— TASK REQUIREMENTS —
Leave out the pictures; transcribe all else exactly.

— SOURCE MATERIAL —
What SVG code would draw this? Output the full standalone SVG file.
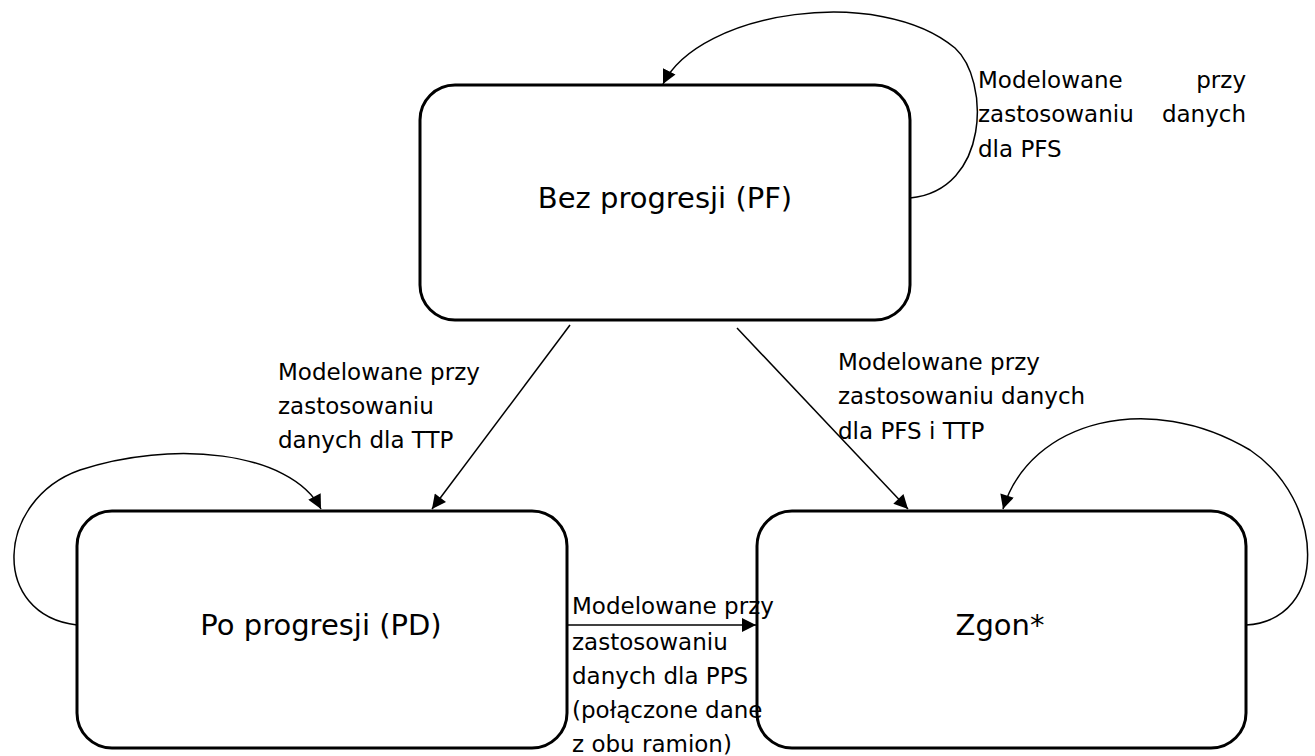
<svg xmlns="http://www.w3.org/2000/svg" width="1315" height="756" viewBox="0 0 1315 756">
<defs>
<style>
.box{fill:#fff;stroke:#000;stroke-width:3}
.lbl{font-family:"DejaVu Sans","Liberation Sans",sans-serif;font-size:29px;fill:#000;text-anchor:middle}
.t{font-family:"DejaVu Sans","Liberation Sans",sans-serif;font-size:23px;fill:#000}
.c{fill:none;stroke:#000;stroke-width:1.5}
</style>
<marker id="ah" viewBox="0 0 10 10" refX="10" refY="5" markerWidth="15" markerHeight="14" markerUnits="userSpaceOnUse" orient="auto">
<path d="M0,0 L10,5 L0,10 z" fill="#000"/>
</marker>
</defs>
<rect width="1315" height="756" fill="#fff"/>
<g id="node-pf">
<rect class="box" x="420" y="85" width="490" height="235" rx="35"/>
<text class="lbl" x="665" y="208">Bez progresji (PF)</text>
</g>
<g id="node-pd">
<rect class="box" x="77" y="511" width="490" height="237" rx="35"/>
<text class="lbl" x="321" y="635">Po progresji (PD)</text>
</g>
<g id="node-zgon">
<rect class="box" x="757" y="511" width="489" height="237" rx="35"/>
<text class="lbl" x="1000" y="635">Zgon*</text>
</g>
<g id="connectors">
<path class="c" marker-end="url(#ah)" d="M910,198 C990,190 990,80 955,48 C880,-15 700,10 663,84"/>
<path class="c" marker-end="url(#ah)" d="M570,325 L432,509"/>
<path class="c" marker-end="url(#ah)" d="M737,328 L908,509"/>
<path class="c" marker-end="url(#ah)" d="M77,625 C-10,615 -5,500 80,470 C170,440 290,450 321,509"/>
<path class="c" marker-end="url(#ah)" d="M567,625 L756,625"/>
<path class="c" marker-end="url(#ah)" d="M1246,625 C1330,620 1325,500 1250,450 C1150,390 1030,420 1003,509"/>
</g>
<g id="labels">
<text class="t" x="978" y="88">Modelowane</text>
<text class="t" x="1246" y="88" text-anchor="end">przy</text>
<text class="t" x="978" y="122">zastosowaniu</text>
<text class="t" x="1246" y="122" text-anchor="end">danych</text>
<text class="t" x="978" y="157">dla PFS</text>
<text class="t" x="278" y="380">Modelowane przy</text>
<text class="t" x="278" y="414">zastosowaniu</text>
<text class="t" x="278" y="448">danych dla TTP</text>
<text class="t" x="838" y="370">Modelowane przy</text>
<text class="t" x="838" y="404">zastosowaniu danych</text>
<text class="t" x="838" y="439">dla PFS i TTP</text>
<text class="t" x="572" y="614">Modelowane przy</text>
<text class="t" x="572" y="650">zastosowaniu</text>
<text class="t" x="572" y="684">danych dla PPS</text>
<text class="t" x="572" y="718">(połączone dane</text>
<text class="t" x="572" y="752">z obu ramion)</text>
</g>
</svg>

— CORRECT ANSWER —
What SVG code would draw this? Output the full standalone SVG file.
<svg xmlns="http://www.w3.org/2000/svg" width="1315" height="756" viewBox="0 0 1315 756">
<defs>
<style>
.box{fill:#fff;stroke:#000;stroke-width:3}
.lbl{font-family:"DejaVu Sans","Liberation Sans",sans-serif;font-size:29px;fill:#000;text-anchor:middle}
.t{font-family:"DejaVu Sans","Liberation Sans",sans-serif;font-size:23px;fill:#000}
.c{fill:none;stroke:#000;stroke-width:1.5}
</style>
<marker id="ah" viewBox="0 0 10 10" refX="10" refY="5" markerWidth="15" markerHeight="14" markerUnits="userSpaceOnUse" orient="auto">
<path d="M0,0 L10,5 L0,10 z" fill="#000"/>
</marker>
</defs>
<rect width="1315" height="756" fill="#fff"/>
<g id="node-pf">
<rect class="box" x="420" y="85" width="490" height="235" rx="35"/>
<text class="lbl" x="665" y="208">Bez progresji (PF)</text>
</g>
<g id="node-pd">
<rect class="box" x="77" y="511" width="490" height="237" rx="35"/>
<text class="lbl" x="321" y="635">Po progresji (PD)</text>
</g>
<g id="node-zgon">
<rect class="box" x="757" y="511" width="489" height="237" rx="35"/>
<text class="lbl" x="1000" y="635">Zgon*</text>
</g>
<g id="connectors">
<path class="c" marker-end="url(#ah)" d="M910,198 C990,190 990,80 955,48 C880,-15 700,10 663,84"/>
<path class="c" marker-end="url(#ah)" d="M570,325 L432,509"/>
<path class="c" marker-end="url(#ah)" d="M737,328 L908,509"/>
<path class="c" marker-end="url(#ah)" d="M77,625 C-10,615 -5,500 80,470 C170,440 290,450 321,509"/>
<path class="c" marker-end="url(#ah)" d="M567,625 L756,625"/>
<path class="c" marker-end="url(#ah)" d="M1246,625 C1330,620 1325,500 1250,450 C1150,390 1030,420 1003,509"/>
</g>
<g id="labels">
<text class="t" x="978" y="88">Modelowane</text>
<text class="t" x="1246" y="88" text-anchor="end">przy</text>
<text class="t" x="978" y="122">zastosowaniu</text>
<text class="t" x="1246" y="122" text-anchor="end">danych</text>
<text class="t" x="978" y="157">dla PFS</text>
<text class="t" x="278" y="380">Modelowane przy</text>
<text class="t" x="278" y="414">zastosowaniu</text>
<text class="t" x="278" y="448">danych dla TTP</text>
<text class="t" x="838" y="370">Modelowane przy</text>
<text class="t" x="838" y="404">zastosowaniu danych</text>
<text class="t" x="838" y="439">dla PFS i TTP</text>
<text class="t" x="572" y="614">Modelowane przy</text>
<text class="t" x="572" y="650">zastosowaniu</text>
<text class="t" x="572" y="684">danych dla PPS</text>
<text class="t" x="572" y="718">(połączone dane</text>
<text class="t" x="572" y="752">z obu ramion)</text>
</g>
</svg>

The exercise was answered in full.